#### Record set ####
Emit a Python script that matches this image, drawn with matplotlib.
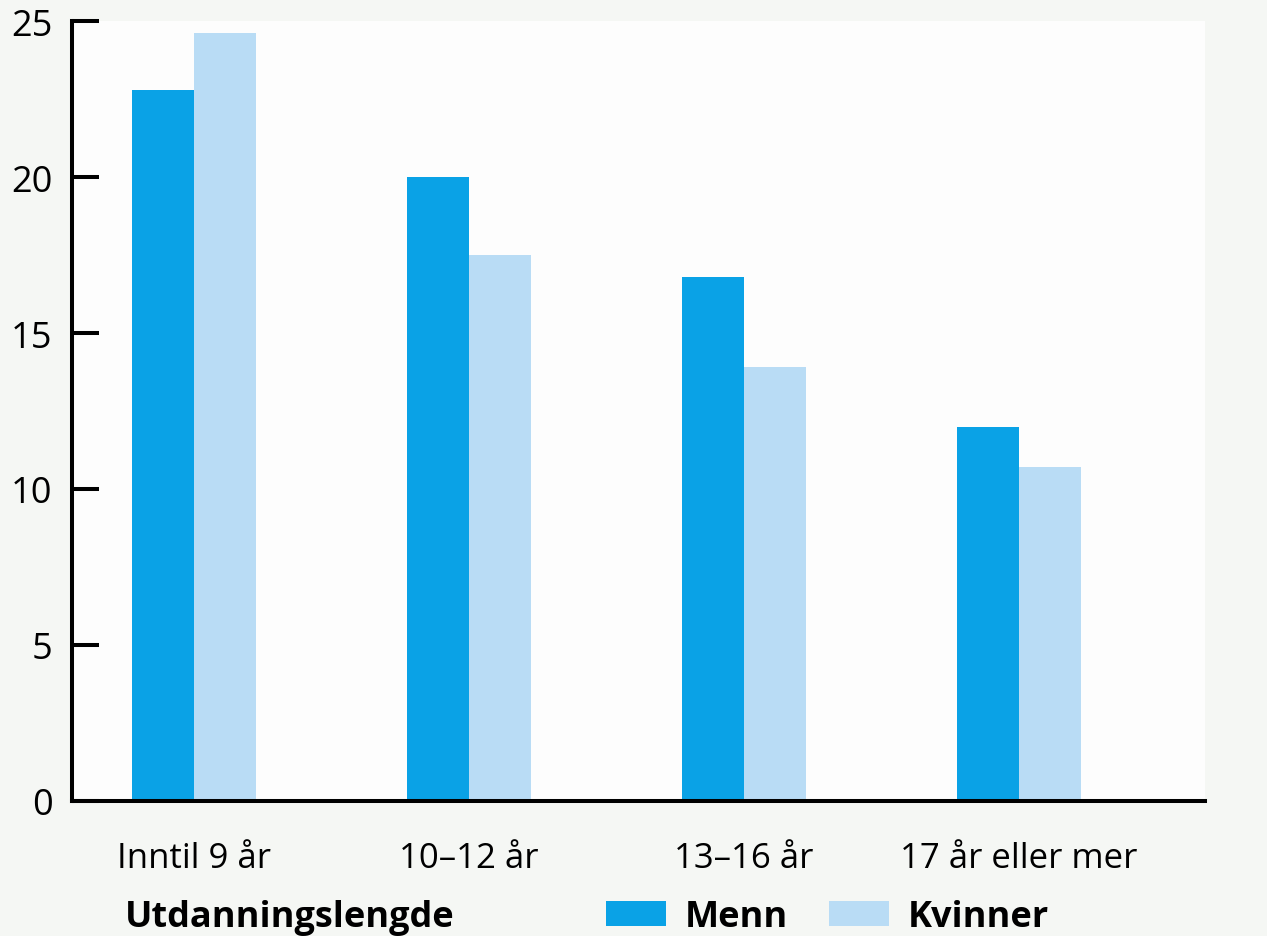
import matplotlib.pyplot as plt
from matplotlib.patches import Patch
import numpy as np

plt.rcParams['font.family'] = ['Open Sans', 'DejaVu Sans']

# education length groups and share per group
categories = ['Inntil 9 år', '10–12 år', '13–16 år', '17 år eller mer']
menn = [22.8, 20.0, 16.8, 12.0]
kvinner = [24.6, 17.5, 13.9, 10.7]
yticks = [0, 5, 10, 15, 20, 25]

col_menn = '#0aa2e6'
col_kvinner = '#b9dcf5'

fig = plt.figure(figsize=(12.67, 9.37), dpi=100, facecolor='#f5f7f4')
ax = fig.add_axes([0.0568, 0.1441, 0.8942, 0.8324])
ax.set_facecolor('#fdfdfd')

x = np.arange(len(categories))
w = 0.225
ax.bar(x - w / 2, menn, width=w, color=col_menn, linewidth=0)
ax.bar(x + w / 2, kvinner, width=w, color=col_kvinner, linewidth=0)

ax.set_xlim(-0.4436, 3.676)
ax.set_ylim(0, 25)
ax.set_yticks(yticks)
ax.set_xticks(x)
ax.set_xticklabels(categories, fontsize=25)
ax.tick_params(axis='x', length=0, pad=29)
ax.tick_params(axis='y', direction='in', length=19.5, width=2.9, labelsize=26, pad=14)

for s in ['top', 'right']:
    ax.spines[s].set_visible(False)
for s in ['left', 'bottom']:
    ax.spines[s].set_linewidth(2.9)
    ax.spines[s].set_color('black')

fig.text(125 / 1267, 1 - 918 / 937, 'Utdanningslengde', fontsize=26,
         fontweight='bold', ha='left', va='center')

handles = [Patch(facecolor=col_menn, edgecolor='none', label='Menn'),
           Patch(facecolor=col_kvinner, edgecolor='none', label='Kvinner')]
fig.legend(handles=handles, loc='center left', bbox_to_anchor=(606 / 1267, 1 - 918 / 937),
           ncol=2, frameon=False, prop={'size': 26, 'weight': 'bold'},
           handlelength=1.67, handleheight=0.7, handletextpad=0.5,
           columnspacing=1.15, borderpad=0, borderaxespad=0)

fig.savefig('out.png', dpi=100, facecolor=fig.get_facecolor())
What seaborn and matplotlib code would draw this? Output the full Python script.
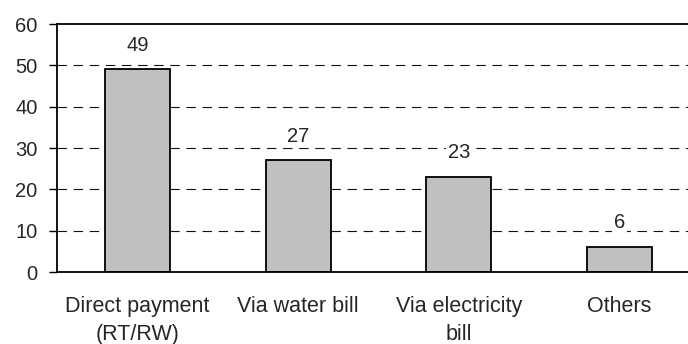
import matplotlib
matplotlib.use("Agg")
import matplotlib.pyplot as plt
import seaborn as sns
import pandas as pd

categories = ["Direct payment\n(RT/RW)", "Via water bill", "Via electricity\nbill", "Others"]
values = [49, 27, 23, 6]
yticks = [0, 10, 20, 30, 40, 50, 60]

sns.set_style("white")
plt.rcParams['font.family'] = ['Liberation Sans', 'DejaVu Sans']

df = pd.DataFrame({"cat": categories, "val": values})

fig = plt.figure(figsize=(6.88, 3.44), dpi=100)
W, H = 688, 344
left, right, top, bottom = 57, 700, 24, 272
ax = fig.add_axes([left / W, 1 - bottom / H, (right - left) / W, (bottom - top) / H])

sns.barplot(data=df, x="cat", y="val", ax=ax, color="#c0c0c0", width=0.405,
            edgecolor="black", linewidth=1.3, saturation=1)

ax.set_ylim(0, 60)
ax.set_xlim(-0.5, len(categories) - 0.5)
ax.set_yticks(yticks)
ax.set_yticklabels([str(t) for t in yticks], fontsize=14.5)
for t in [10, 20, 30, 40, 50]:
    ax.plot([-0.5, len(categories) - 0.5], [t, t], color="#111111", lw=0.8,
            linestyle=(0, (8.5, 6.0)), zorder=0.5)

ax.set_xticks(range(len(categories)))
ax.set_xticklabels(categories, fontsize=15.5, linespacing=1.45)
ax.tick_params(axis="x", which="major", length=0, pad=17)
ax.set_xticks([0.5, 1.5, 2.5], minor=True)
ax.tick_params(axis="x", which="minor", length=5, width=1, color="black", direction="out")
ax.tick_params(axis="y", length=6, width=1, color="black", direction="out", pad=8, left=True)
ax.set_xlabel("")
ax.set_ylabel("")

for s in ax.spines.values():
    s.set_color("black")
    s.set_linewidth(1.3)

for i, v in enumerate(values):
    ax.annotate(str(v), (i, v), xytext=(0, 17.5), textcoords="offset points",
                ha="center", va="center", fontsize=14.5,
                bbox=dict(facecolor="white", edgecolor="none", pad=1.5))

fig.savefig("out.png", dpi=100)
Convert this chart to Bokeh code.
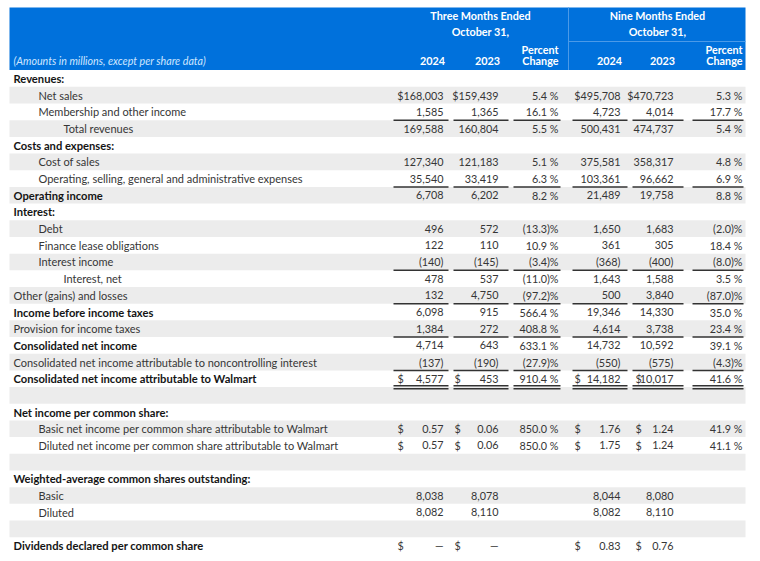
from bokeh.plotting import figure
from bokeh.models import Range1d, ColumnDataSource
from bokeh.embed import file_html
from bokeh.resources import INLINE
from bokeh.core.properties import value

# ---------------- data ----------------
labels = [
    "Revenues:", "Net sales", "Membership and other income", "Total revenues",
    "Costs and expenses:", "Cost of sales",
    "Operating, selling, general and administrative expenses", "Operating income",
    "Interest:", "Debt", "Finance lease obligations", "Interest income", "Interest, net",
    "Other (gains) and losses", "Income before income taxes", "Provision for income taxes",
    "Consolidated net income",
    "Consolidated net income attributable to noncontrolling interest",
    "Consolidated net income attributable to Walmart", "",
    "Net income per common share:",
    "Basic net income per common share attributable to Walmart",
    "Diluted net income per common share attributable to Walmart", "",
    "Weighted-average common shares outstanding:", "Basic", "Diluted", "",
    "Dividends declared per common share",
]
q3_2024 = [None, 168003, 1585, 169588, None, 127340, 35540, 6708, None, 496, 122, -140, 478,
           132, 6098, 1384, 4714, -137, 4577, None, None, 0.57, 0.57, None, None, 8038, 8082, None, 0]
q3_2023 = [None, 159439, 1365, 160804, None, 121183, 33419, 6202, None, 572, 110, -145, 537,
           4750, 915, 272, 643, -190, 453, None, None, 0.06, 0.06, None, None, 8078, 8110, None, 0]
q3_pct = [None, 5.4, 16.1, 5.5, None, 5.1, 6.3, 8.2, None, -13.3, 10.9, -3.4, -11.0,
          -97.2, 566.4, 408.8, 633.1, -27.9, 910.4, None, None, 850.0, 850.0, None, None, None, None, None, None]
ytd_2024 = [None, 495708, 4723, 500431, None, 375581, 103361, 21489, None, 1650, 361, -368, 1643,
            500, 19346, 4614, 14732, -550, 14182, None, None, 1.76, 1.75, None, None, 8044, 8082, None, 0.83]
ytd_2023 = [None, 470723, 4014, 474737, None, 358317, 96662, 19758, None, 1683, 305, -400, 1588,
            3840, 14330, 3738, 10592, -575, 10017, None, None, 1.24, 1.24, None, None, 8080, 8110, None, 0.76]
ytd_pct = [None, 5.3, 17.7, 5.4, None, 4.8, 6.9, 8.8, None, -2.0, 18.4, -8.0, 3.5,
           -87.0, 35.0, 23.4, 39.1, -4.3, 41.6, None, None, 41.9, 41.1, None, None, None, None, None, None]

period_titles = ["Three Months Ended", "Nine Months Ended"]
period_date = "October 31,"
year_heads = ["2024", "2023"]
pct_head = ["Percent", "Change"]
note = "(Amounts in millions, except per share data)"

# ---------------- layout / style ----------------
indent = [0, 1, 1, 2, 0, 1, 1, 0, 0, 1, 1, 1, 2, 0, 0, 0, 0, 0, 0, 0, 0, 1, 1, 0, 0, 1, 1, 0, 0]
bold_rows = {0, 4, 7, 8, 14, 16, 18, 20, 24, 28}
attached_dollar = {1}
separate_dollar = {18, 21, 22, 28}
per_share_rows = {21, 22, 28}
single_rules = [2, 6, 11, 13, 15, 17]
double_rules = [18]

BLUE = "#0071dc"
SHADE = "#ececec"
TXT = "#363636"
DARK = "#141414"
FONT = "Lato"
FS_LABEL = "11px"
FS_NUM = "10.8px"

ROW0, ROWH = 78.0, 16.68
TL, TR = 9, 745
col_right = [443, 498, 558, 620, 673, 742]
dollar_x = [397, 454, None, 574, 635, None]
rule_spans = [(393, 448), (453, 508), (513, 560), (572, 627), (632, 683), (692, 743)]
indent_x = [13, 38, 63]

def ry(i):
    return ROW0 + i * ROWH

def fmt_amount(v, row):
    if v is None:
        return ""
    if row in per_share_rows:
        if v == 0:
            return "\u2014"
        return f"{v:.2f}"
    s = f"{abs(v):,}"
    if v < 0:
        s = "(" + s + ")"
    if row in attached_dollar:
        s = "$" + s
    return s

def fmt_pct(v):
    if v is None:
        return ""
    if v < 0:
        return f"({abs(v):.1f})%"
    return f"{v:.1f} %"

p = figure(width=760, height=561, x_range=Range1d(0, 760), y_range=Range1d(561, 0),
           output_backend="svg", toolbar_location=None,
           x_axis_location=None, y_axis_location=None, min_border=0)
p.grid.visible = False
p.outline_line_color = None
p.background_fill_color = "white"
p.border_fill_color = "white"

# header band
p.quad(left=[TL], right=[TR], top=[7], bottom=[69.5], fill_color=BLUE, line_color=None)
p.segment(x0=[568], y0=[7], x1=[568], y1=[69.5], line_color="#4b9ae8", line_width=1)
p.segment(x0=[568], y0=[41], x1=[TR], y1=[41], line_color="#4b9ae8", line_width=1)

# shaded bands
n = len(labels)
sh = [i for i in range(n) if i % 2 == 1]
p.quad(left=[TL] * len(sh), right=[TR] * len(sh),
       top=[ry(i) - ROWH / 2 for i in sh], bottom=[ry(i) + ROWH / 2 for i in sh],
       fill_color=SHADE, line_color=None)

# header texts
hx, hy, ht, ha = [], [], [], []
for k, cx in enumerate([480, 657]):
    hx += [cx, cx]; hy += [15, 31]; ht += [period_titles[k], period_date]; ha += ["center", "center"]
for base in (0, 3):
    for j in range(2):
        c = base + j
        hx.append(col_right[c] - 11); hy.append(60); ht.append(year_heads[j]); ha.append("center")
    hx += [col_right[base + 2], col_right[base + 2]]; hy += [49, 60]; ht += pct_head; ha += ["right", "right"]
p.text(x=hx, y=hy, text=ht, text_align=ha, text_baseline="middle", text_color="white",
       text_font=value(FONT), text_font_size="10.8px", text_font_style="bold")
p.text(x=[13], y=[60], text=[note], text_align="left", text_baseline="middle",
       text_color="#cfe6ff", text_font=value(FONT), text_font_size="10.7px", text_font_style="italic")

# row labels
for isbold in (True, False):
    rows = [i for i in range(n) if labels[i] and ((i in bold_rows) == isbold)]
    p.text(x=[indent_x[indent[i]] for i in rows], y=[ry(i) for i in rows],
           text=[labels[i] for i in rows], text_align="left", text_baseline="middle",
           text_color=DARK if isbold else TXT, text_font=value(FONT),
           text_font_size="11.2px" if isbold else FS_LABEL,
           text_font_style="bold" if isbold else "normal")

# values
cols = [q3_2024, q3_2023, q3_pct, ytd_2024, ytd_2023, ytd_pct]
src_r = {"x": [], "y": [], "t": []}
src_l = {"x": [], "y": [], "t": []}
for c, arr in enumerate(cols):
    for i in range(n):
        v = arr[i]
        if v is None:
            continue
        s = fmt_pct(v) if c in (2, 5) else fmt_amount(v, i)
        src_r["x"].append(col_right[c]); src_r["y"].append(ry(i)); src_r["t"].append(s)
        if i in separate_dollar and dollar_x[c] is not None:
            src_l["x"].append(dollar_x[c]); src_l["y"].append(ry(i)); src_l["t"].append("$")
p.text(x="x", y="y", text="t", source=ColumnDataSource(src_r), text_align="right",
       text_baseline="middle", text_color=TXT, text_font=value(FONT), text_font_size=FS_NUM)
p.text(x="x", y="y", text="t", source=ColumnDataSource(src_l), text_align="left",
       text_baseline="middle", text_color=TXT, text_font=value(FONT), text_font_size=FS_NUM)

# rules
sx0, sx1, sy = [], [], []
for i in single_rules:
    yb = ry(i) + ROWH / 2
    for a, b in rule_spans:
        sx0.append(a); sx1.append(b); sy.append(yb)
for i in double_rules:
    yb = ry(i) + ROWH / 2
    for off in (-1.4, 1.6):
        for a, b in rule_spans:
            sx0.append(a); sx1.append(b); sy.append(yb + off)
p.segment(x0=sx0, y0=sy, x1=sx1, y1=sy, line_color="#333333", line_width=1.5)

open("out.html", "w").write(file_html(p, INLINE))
####
◆ Directive
Reproduce the entries exactly, from the line with "Convert this chart to Bokeh code." to the line with "from bokeh.core.properties import value", both lines included, keeping no pictures.

◆ Answer to the exercise
Convert this chart to Bokeh code.
from bokeh.plotting import figure
from bokeh.models import Range1d, ColumnDataSource
from bokeh.embed import file_html
from bokeh.resources import INLINE
from bokeh.core.properties import value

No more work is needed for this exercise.